Projeto de prevenção à violência colabora com novo momento
A Unidade Seduc na Escola (USE 6) teve participação nesse processo, por meio do projeto de prevenção à violência, o Observatório da Violência e das Juventudes, criado em 2012. A unidade abrange dez escolas dos bairro da Terra Firme, Canudos e Marco, além do Centro de Reabilitação Química localizado ao Marco. Segundo o gestor da USE 6, Jones Barros, a implantação do projeto levou à elaboração do Plano de Segurança Escolar, por cada colégio da rede pública estadual de ensino, cuja meta é reduzir a violência escolar. Na prática, as escolas informam as ocorrências mensais para o Observatório, que a partir das informações age com intervenções.
“De porte da violência de agressão física, verbal, a gente age com palestras, oficinas, ciclos de rodas e diálogos. Temos utilizado a prática da justiça restaurativa, que é a reconciliação, e conversa com pais. Essas ações demandadas pelo observatório vão ao encontro daquilo que as ocorrências demandam”, explicou Barros. Embora não revele em números absolutos, ele calcula uma redução de 80% no número de ocorrências registradas pelas escolas junto ao projeto nos últimos dois anos. “Você tem toda uma política do Pro Paz, do Proerd e das universidades que são parceiros”, pontuou.
Entre as ocorrência “mais comuns”, está a agressão verbal entre alunos, em sua maioria, e entre alunos e professor. “O importante é que essas ocorrências estão reduzindo. As escolas são espaços de conflitos e diferença. Temos escolas com quase três mil alunos. Temos jovens que estão na sua puberdade. O importante é que ao agir na prevenção estamos evitando um número significativo (de novos registros)”, avaliou o gestor, criticando que a escola não pode se transformar em um “campo de batalha” que provoca a evasão escolar e a consequente queda no resultado do Ideb.
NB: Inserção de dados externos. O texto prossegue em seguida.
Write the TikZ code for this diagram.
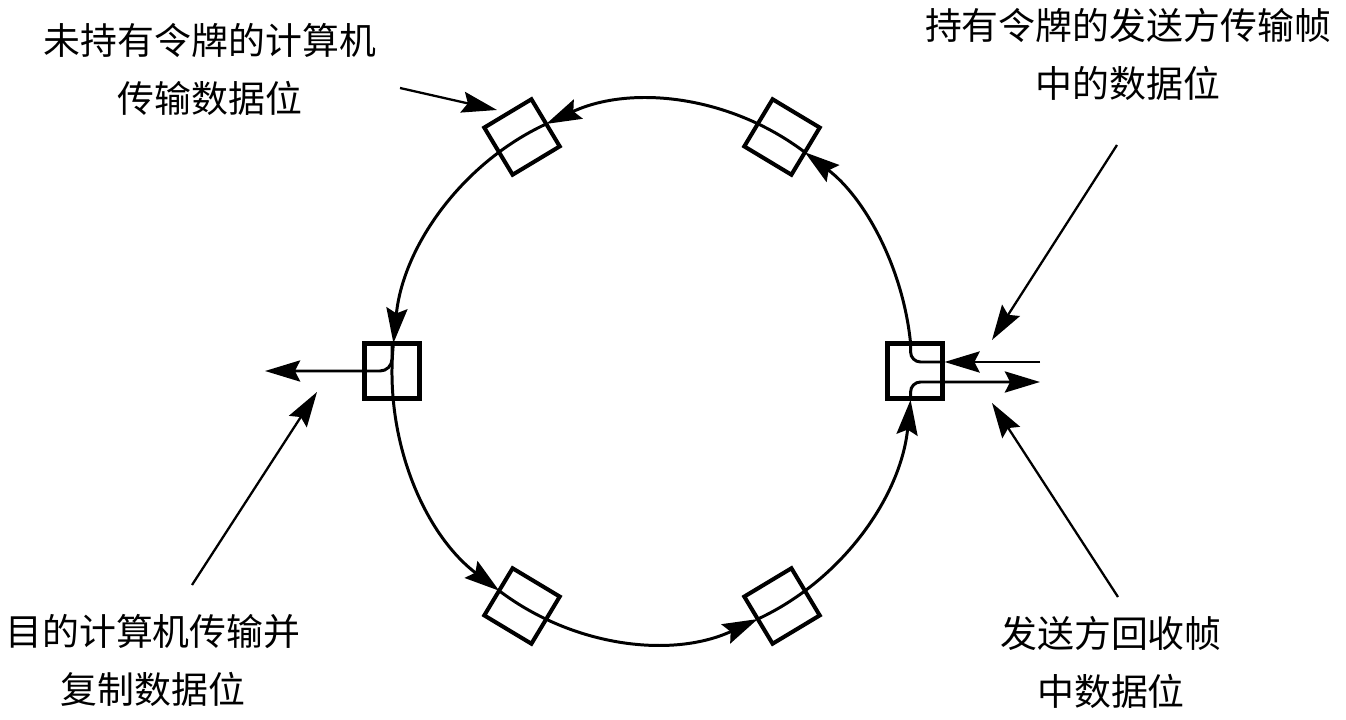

De acordo com Barros, a USE já fez o quarto encontro na Ufra (Universidade Federal Rural da Amazônia), cuja temática foi a avaliação da aprendizagem na rede estadual de ensino. Em parceria com a Uepa, ele informa que a unidade buscou oficinas dos descritores de Língua Portuguesa e Matémática, com foco na melhoria no Ideb. “Tivemos um resultado além da meta projetada. O desafio maior é no próximo ano manter esse resultado ou superar. É o momento de ficarmos alegres e também perceber que aumentou a responsabilidade de planejamento, de ação, de intervenção, porque não podemos descuidar. Isso vai demandar esforço de gestão, de ação docente e discente, porque não podemos cair”, finalizou.